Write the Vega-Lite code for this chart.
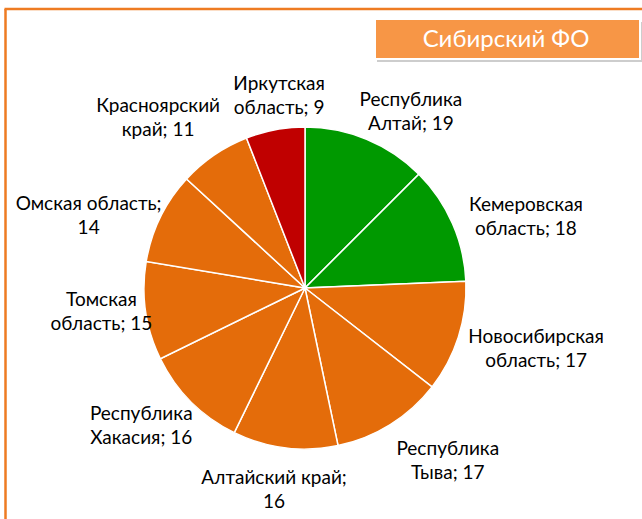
{
  "$schema": "https://vega.github.io/schema/vega-lite/v6.json",
  "width": 642,
  "height": 519,
  "autosize": "none",
  "padding": 0,
  "background": "white",
  "config": {"view": {"stroke": null}, "text": {"font": "Lato", "fontSize": 19, "lineBreak": "\n", "lineHeight": 24, "align": "center", "baseline": "middle", "color": "black", "dy": -12}},
  "data": {
    "values": [
      {"region": "Республика Алтай", "label": "Республика\nАлтай; 19", "value": 19, "status": "лидер", "order": 1},
      {"region": "Кемеровская область", "label": "Кемеровская\nобласть; 18", "value": 18, "status": "лидер", "order": 2},
      {"region": "Новосибирская область", "label": "Новосибирская\nобласть; 17", "value": 17, "status": "средний", "order": 3},
      {"region": "Республика Тыва", "label": "Республика\nТыва; 17", "value": 17, "status": "средний", "order": 4},
      {"region": "Алтайский край", "label": "Алтайский край;\n16", "value": 16, "status": "средний", "order": 5},
      {"region": "Республика Хакасия", "label": "Республика\nХакасия; 16", "value": 16, "status": "средний", "order": 6},
      {"region": "Томская область", "label": "Томская\nобласть; 15", "value": 15, "status": "средний", "order": 7},
      {"region": "Омская область", "label": "Омская область;\n14", "value": 14, "status": "средний", "order": 8},
      {"region": "Красноярский край", "label": "Красноярский\nкрай; 11", "value": 11, "status": "средний", "order": 9},
      {"region": "Иркутская область", "label": "Иркутская\nобласть; 9", "value": 9, "status": "отстающий", "order": 10}
    ]
  },
  "encoding": {
    "x": {"datum": 305, "type": "quantitative", "scale": {"domain": [0, 642], "nice": false, "zero": false}, "axis": null},
    "y": {"datum": 288, "type": "quantitative", "scale": {"domain": [0, 519], "nice": false, "zero": false, "reverse": true}, "axis": null}
  },
  "layer": [
    {
      "data": {"values": [{}]},
      "mark": {"type": "rule", "color": "#EE7B22", "strokeWidth": 2.5},
      "encoding": {"x": {"datum": 5.5, "type": "quantitative"}, "y": {"datum": 9, "type": "quantitative"}, "y2": {"datum": 519}}
    },
    {
      "data": {"values": [{}]},
      "mark": {"type": "rule", "color": "#EE7B22", "strokeWidth": 2.5},
      "encoding": {"x": {"datum": 4.5, "type": "quantitative"}, "x2": {"datum": 642}, "y": {"datum": 9, "type": "quantitative"}}
    },
    {
      "data": {"values": [{}]},
      "mark": {"type": "rect", "fill": "#b8b8b8", "opacity": 0.7},
      "encoding": {"x": {"datum": 377, "type": "quantitative"}, "x2": {"datum": 642}, "y": {"datum": 22, "type": "quantitative"}, "y2": {"datum": 62}}
    },
    {
      "data": {"values": [{}]},
      "mark": {"type": "rect", "fill": "#F79646", "stroke": "white", "strokeWidth": 2},
      "encoding": {"x": {"datum": 375, "type": "quantitative"}, "x2": {"datum": 640}, "y": {"datum": 19, "type": "quantitative"}, "y2": {"datum": 59}}
    },
    {
      "data": {"values": [{}]},
      "mark": {"type": "text", "text": "Сибирский ФО", "color": "white", "fontSize": 24, "dy": 0},
      "encoding": {"x": {"datum": 506, "type": "quantitative"}, "y": {"datum": 40, "type": "quantitative"}}
    },
    {
      "mark": {"type": "arc", "outerRadius": 161, "stroke": "white", "strokeWidth": 1.5},
      "encoding": {
        "theta": {"field": "value", "type": "quantitative", "stack": true},
        "order": {"field": "order", "type": "quantitative"},
        "color": {"field": "status", "type": "nominal", "scale": {"domain": ["лидер", "средний", "отстающий"], "range": ["#009900", "#E46C0A", "#C00000"]}, "legend": null}
      }
    },
    {"mark": {"type": "text", "radius": 205, "thetaOffset": 0.150}, "encoding": {"theta": {"field": "value", "type": "quantitative", "stack": true}, "order": {"field": "order", "type": "quantitative"}, "text": {"condition": {"test": "datum.order == 1", "field": "label"}, "value": ""}}},
    {"mark": {"type": "text", "radius": 232, "thetaOffset": 0.103}, "encoding": {"theta": {"field": "value", "type": "quantitative", "stack": true}, "order": {"field": "order", "type": "quantitative"}, "text": {"condition": {"test": "datum.order == 2", "field": "label"}, "value": ""}}},
    {"mark": {"type": "text", "radius": 239, "thetaOffset": -0.052}, "encoding": {"theta": {"field": "value", "type": "quantitative", "stack": true}, "order": {"field": "order", "type": "quantitative"}, "text": {"condition": {"test": "datum.order == 3", "field": "label"}, "value": ""}}},
    {"mark": {"type": "text", "radius": 224, "thetaOffset": -0.133}, "encoding": {"theta": {"field": "value", "type": "quantitative", "stack": true}, "order": {"field": "order", "type": "quantitative"}, "text": {"condition": {"test": "datum.order == 4", "field": "label"}, "value": ""}}},
    {"mark": {"type": "text", "radius": 204, "thetaOffset": 0.028}, "encoding": {"theta": {"field": "value", "type": "quantitative", "stack": true}, "order": {"field": "order", "type": "quantitative"}, "text": {"condition": {"test": "datum.order == 5", "field": "label"}, "value": ""}}},
    {"mark": {"type": "text", "radius": 214, "thetaOffset": 0.086}, "encoding": {"theta": {"field": "value", "type": "quantitative", "stack": true}, "order": {"field": "order", "type": "quantitative"}, "text": {"condition": {"test": "datum.order == 6", "field": "label"}, "value": ""}}},
    {"mark": {"type": "text", "radius": 205, "thetaOffset": 0.028}, "encoding": {"theta": {"field": "value", "type": "quantitative", "stack": true}, "order": {"field": "order", "type": "quantitative"}, "text": {"condition": {"test": "datum.order == 7", "field": "label"}, "value": ""}}},
    {"mark": {"type": "text", "radius": 228, "thetaOffset": -0.134}, "encoding": {"theta": {"field": "value", "type": "quantitative", "stack": true}, "order": {"field": "order", "type": "quantitative"}, "text": {"condition": {"test": "datum.order == 8", "field": "label"}, "value": ""}}},
    {"mark": {"type": "text", "radius": 225, "thetaOffset": -0.112}, "encoding": {"theta": {"field": "value", "type": "quantitative", "stack": true}, "order": {"field": "order", "type": "quantitative"}, "text": {"condition": {"test": "datum.order == 9", "field": "label"}, "value": ""}}},
    {"mark": {"type": "text", "radius": 194, "thetaOffset": 0.052}, "encoding": {"theta": {"field": "value", "type": "quantitative", "stack": true}, "order": {"field": "order", "type": "quantitative"}, "text": {"condition": {"test": "datum.order == 10", "field": "label"}, "value": ""}}}
  ]
}
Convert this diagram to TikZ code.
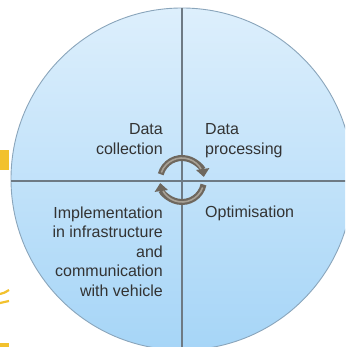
\documentclass[tikz,border=0pt]{standalone}
\usepackage{fontspec}
\setmainfont{Liberation Sans}
\usetikzlibrary{arrows.meta}
\definecolor{fillTop}{HTML}{DDEFFC}
\definecolor{fillBot}{HTML}{A6D5F7}
\definecolor{rimCol}{HTML}{8AA5BB}
\definecolor{divCol}{HTML}{6E7A84}
\definecolor{txtCol}{HTML}{333333}
\definecolor{cycDark}{HTML}{6E675E}
\definecolor{cycLight}{HTML}{A8A196}
\definecolor{sunCol}{HTML}{F2C12E}
\tikzset{
  lbl/.style={font=\fontsize{16}{19.5}\selectfont, text=txtCol, inner sep=0pt},
  cyc/.style={line width=6pt, cycDark, -{Triangle[width=13pt,length=8pt]}},
  cychl/.style={line width=1.6pt, cycLight},
  divline/.style={divCol, line width=1.3pt},
}
\begin{document}
\begin{tikzpicture}[x=1pt,y=1pt]
\useasboundingbox (0,0) rectangle (345,347);
\clip (0,0) rectangle (345,347);
% yellow background fragments
\fill[sunCol] (0,177) rectangle (9,197);
\draw[sunCol, line width=2.2pt] (0,53) .. controls (4,54) .. (9,57);
\draw[sunCol, line width=2.2pt] (0,44) .. controls (4,45) .. (9,46);
\fill[sunCol] (0,0) rectangle (9,4);
% main circle
\coordinate (c) at (182,168);
\shade[top color=fillTop, bottom color=fillBot, draw=rimCol, line width=0.9pt] (c) circle (171);
\coordinate (top) at (182,339);
\coordinate (bot) at (182,-5);
\coordinate (lft) at (11,166);
\coordinate (rgt) at (353,166);
\draw[divline] (top) -- (bot);
\draw[divline] (lft) -- (rgt);
% labels
\node[lbl, align=right, anchor=north east] (dc) at (163,223.6) {Data\\collection};
\node[lbl, align=left, anchor=north west] (dp) at (205,223.6) {Data\\processing};
\node[lbl, align=left, anchor=base west] (op) at (205,129) {Optimisation};
\node[lbl, align=right, anchor=north east] (im) at (163,140.7) {Implementation\\in infrastructure\\and\\communication\\with vehicle};
% cycle arrows
\coordinate (cc) at (182,167);
\draw[cyc] ([shift={(165:22)}]cc) arc[start angle=165, end angle=8, radius=22];
\draw[cyc] ([shift={(-12:22)}]cc) arc[start angle=-12, end angle=-172, radius=22];
\draw[cychl] ([shift={(160:22)}]cc) arc[start angle=160, end angle=30, radius=22];
\draw[cychl] ([shift={(-20:22)}]cc) arc[start angle=-20, end angle=-150, radius=22];
\end{tikzpicture}
\end{document}
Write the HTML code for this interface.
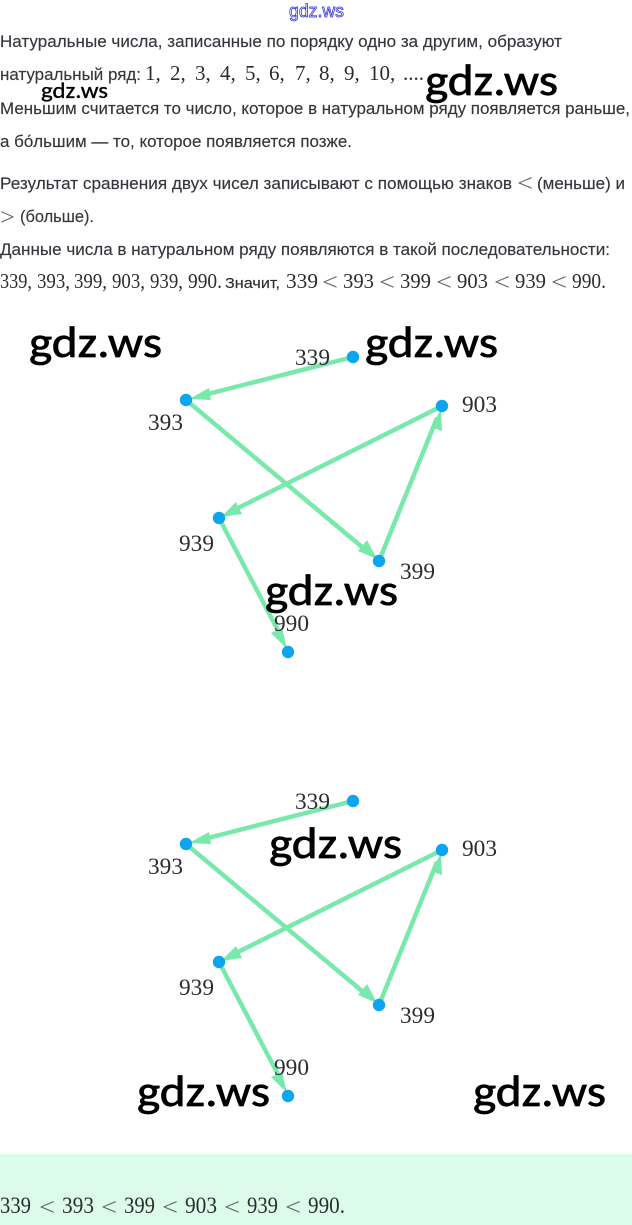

# # #

• [Exercise objective]: Count up every line above that has the word "this" in it; answer with the number alone.

• [Task output]: 3